Dataset records
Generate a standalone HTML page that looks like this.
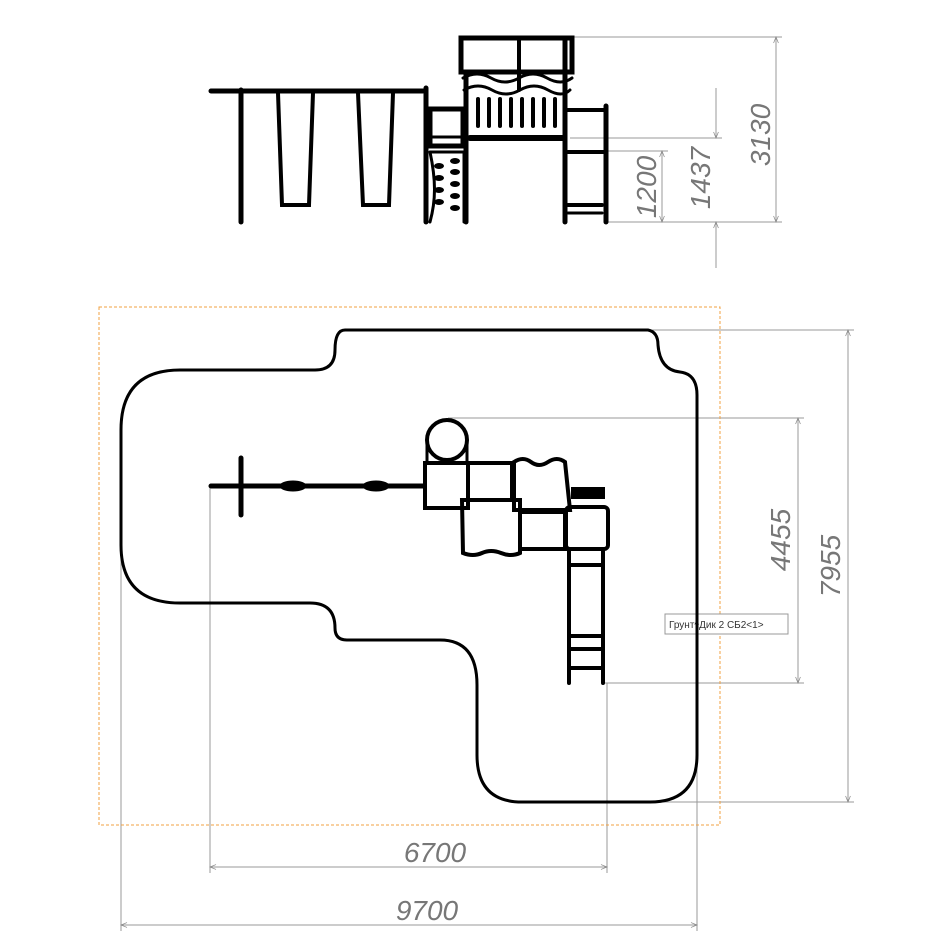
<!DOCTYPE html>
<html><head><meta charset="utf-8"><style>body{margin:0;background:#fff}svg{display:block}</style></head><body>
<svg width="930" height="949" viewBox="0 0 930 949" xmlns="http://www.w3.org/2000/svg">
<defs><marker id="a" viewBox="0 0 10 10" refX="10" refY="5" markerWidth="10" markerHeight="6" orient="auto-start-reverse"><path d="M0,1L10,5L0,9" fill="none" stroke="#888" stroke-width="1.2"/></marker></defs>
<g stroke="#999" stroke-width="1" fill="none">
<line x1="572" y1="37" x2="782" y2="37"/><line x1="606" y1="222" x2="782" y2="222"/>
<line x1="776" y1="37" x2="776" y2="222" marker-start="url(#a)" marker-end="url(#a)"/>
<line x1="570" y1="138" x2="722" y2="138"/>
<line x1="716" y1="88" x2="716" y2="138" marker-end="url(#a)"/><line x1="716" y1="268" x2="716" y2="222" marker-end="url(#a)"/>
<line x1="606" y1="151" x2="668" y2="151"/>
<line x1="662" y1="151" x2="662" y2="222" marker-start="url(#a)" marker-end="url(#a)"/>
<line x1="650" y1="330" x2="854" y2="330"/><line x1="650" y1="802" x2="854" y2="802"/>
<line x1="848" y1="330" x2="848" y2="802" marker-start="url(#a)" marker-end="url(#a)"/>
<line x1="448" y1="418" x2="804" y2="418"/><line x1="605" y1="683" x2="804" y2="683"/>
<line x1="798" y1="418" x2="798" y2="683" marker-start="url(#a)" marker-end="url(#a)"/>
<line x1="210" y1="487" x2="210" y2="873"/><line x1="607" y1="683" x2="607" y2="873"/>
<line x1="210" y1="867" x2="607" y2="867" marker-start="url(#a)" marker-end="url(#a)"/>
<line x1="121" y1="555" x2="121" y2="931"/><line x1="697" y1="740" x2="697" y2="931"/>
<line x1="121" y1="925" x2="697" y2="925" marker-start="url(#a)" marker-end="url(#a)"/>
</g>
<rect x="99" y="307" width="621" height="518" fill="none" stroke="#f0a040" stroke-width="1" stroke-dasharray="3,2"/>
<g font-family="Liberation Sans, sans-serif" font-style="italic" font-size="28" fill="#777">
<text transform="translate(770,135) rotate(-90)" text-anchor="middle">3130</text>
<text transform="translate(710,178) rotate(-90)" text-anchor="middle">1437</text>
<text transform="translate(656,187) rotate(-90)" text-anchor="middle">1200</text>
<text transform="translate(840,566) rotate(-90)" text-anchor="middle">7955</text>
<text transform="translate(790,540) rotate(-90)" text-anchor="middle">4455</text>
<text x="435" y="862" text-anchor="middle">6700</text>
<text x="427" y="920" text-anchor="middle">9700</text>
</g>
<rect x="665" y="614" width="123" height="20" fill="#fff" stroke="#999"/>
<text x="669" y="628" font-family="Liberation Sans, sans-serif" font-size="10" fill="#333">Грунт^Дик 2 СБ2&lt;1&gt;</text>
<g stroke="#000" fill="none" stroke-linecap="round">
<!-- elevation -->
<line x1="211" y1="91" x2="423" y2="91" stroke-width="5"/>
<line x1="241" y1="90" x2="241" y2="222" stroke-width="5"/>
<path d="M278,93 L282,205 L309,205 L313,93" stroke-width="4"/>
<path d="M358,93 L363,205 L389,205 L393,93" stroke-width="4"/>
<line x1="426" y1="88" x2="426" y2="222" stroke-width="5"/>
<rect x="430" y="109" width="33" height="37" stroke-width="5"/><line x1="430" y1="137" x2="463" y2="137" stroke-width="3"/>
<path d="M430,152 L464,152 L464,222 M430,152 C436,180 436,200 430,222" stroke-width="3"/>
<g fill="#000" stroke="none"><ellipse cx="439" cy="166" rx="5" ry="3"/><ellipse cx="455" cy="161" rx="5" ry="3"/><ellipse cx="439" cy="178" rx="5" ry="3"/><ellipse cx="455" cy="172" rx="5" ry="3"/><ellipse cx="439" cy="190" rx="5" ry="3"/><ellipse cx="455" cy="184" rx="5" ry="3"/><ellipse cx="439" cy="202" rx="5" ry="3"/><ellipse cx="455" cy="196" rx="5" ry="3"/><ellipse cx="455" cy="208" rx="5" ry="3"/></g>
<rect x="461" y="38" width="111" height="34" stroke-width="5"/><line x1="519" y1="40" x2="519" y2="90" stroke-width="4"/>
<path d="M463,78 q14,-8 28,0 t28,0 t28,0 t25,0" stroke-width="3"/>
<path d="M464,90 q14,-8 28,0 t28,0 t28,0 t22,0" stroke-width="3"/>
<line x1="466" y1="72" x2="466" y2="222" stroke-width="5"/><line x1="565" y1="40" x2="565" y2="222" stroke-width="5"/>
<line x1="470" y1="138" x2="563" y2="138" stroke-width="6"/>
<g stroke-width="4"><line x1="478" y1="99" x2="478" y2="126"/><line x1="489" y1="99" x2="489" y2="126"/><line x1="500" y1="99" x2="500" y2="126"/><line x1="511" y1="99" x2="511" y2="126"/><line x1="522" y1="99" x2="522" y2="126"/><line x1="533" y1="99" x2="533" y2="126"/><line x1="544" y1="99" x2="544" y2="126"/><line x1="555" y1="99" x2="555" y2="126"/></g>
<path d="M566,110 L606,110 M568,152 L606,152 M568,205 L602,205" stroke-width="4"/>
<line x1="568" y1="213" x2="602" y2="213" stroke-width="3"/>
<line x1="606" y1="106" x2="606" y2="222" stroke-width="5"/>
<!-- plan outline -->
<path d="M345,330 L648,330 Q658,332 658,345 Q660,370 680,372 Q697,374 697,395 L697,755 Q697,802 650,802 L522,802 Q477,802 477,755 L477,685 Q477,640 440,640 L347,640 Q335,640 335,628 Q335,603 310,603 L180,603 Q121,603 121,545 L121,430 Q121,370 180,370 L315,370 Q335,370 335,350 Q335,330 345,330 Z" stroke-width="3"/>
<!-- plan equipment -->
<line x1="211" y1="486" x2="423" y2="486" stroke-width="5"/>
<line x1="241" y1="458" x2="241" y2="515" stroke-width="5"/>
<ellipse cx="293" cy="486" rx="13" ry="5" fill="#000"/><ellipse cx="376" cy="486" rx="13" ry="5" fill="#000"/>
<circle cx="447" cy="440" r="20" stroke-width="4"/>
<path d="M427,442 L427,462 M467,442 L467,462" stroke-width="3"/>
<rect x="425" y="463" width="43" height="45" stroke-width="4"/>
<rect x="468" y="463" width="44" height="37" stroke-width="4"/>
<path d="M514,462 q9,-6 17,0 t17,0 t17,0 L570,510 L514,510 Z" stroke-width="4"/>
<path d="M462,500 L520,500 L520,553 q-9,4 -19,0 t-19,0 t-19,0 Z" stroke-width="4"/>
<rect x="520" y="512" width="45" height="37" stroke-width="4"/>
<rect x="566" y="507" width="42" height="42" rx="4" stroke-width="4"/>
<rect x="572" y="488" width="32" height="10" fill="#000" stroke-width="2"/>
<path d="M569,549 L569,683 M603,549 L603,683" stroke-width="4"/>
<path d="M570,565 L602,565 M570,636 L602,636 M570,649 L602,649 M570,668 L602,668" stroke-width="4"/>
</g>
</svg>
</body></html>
---
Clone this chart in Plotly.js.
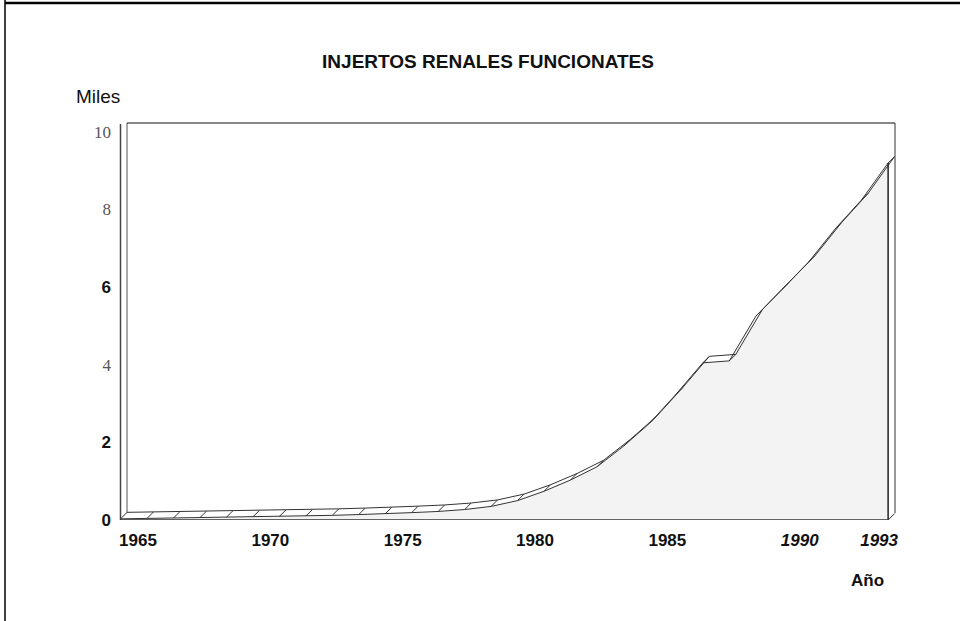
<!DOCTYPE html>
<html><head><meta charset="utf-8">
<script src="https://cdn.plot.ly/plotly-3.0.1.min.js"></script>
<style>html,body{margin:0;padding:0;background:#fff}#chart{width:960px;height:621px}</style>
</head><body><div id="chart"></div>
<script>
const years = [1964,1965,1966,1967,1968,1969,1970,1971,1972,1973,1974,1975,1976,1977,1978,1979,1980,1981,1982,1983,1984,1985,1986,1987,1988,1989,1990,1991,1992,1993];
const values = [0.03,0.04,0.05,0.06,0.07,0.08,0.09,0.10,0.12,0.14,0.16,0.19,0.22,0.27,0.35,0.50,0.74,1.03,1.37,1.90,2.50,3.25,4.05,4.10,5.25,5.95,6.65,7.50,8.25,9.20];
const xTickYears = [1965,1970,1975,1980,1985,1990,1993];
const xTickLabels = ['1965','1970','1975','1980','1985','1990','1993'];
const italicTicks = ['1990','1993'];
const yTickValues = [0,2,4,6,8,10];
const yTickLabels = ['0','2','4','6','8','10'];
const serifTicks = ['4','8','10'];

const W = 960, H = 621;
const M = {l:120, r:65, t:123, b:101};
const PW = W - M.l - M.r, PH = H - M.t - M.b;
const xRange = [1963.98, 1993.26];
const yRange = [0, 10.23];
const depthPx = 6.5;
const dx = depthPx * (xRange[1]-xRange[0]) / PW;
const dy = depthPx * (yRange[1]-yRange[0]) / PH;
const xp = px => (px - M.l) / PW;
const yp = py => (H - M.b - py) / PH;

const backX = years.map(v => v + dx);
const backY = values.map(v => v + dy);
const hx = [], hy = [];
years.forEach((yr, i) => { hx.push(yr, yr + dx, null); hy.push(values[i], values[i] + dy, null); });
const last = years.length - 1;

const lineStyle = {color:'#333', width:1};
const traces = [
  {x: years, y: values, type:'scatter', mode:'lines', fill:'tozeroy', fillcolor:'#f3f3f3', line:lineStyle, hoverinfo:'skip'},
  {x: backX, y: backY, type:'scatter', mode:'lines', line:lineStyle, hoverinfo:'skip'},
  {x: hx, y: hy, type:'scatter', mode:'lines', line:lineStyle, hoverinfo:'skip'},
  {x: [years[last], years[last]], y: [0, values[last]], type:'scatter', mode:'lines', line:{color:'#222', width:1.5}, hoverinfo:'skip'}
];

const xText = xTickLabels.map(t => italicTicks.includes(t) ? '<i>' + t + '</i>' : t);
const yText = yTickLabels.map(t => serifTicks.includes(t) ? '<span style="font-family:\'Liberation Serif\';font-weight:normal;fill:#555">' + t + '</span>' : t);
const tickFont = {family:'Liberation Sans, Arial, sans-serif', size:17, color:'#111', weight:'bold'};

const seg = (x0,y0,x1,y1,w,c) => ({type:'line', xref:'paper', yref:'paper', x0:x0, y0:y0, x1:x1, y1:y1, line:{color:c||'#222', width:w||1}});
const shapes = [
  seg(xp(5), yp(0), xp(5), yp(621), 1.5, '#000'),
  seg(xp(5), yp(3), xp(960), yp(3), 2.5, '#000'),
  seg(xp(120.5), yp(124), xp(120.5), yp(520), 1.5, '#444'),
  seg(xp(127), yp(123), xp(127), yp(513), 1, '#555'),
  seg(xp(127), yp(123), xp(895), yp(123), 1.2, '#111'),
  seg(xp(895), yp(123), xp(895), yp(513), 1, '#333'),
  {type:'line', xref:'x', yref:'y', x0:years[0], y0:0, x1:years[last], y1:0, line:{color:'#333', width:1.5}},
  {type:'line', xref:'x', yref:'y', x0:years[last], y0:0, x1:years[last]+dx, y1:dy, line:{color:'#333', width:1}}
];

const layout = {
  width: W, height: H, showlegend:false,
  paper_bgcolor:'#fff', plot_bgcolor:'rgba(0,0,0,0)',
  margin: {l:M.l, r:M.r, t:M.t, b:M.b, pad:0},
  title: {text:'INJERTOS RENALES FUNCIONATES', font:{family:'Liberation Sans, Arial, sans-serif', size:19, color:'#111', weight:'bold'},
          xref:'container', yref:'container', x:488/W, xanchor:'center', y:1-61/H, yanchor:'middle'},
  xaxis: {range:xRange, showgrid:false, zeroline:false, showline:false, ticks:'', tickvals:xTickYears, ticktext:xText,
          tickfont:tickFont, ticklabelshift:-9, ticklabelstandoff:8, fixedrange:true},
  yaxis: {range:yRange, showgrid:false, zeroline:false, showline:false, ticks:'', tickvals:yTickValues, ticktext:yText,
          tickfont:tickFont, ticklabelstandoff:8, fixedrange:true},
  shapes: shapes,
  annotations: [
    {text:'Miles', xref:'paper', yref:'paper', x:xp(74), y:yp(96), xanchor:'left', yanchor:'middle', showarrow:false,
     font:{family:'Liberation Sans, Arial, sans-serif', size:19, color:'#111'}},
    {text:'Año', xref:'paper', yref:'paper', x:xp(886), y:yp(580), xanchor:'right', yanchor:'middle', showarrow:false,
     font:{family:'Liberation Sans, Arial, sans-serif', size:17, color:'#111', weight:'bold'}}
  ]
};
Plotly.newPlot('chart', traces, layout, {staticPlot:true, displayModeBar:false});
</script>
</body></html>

● Work to be completed
List the lines of the records where "chart" occurs.

● Finished exercise
Clone this chart in Plotly.js.
<style>html,body{margin:0;padding:0;background:#fff}#chart{width:960px;height:621px}</style>
</head><body><div id="chart"></div>
Plotly.newPlot('chart', traces, layout, {staticPlot:true, displayModeBar:false});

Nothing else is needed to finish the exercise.